The Bill is currently being debated in Parliament and if passed, would mean that religious bodies and educational institutes will no longer be able to employ staff who hold the same religious beliefs and values unless they can prove that it is an “inherent requirement” of the job. It would grant power to a government appointed commissioner or a court to ultimately determine whether particular staffing roles carried an “inherent” religious requirement or not.

‘For people of faith, religious beliefs shape all aspects of life. Parents that send their children to religious schools expect that the school’s environment faithfully represents the religious ethos in every respect including the conduct of all teachers and staff.
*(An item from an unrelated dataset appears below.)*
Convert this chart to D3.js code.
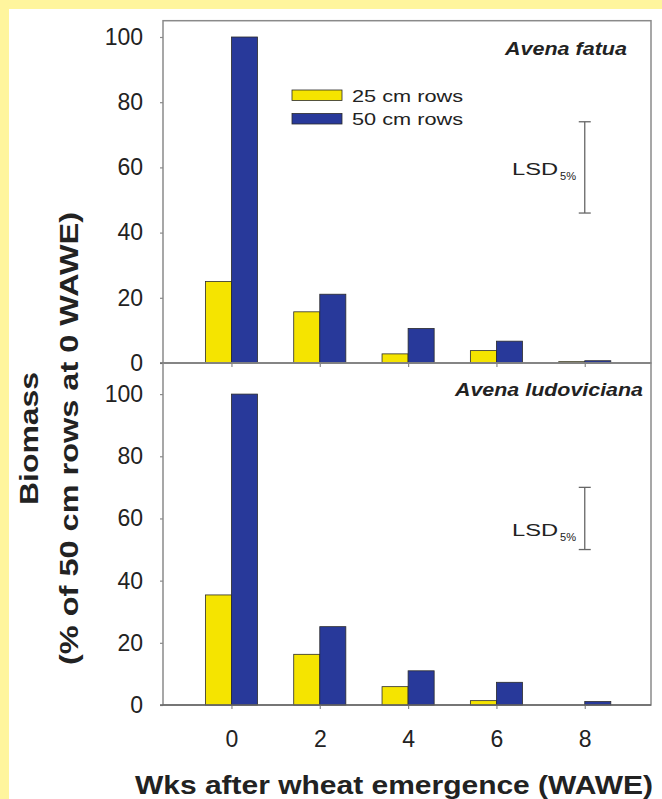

With this Bill, the ability for schools to meet this legitimate expectation will be severely compromised because, in effect, the Bill erroneously disconnects religious belief from conduct that is consistent with this belief.’

Faith leaders say the Bill unfairly targets religious bodies and educational institutes and would seriously impact religious organisations in ways that are not currently imposed upon other sectors of society, including Government bodies and political parties.

‘If it is understood that it is advantageous for political parties and ministerial offices to hire staff who adhere to their beliefs and values, why is not the same standard being applied to religious organisations as well?

‘This is an unnecessary and unreasonable overreach of Government power and not appropriate in a tolerant and democratic society, where the rights of all people – including people of faith – should be respected.’

Faith leaders are urging the Attorney General and the Government to pause before pushing through ‘such a drastic change that upsets the current balance which has proven to be fair and workable’, and reiterated their calls for meaningful consultation with faith groups.

The letter has been signed by the Catholic Bishops of Victoria, as well as leaders from the Anglican Diocese of Melbourne; the Hindu Council of Australia; the Coptic Orthodox Diocese of Melbourne; the Eparchy of Saints Peter and Paul of Melbourne for Ukrainian Catholics in Australia, New Zealand and Oceania; the Cowen Institute for Judaism and Civilization; the International Society for Krishna Consciousness; the Victorian Sikh Gurduaras Council; the Diocese of Australia & New Zealand of the Russian Orthodox Church Outside of Russia; the Syro-Malabar Eparchy of St Thomas the Apostle, Melbourne; the Board of Imams Victoria; the Islamic Council of Victoria; Churches of Christ Vic/Tas; the Interfaith Council of Victoria, and; the Greek Orthodox Archdiocese of Australia.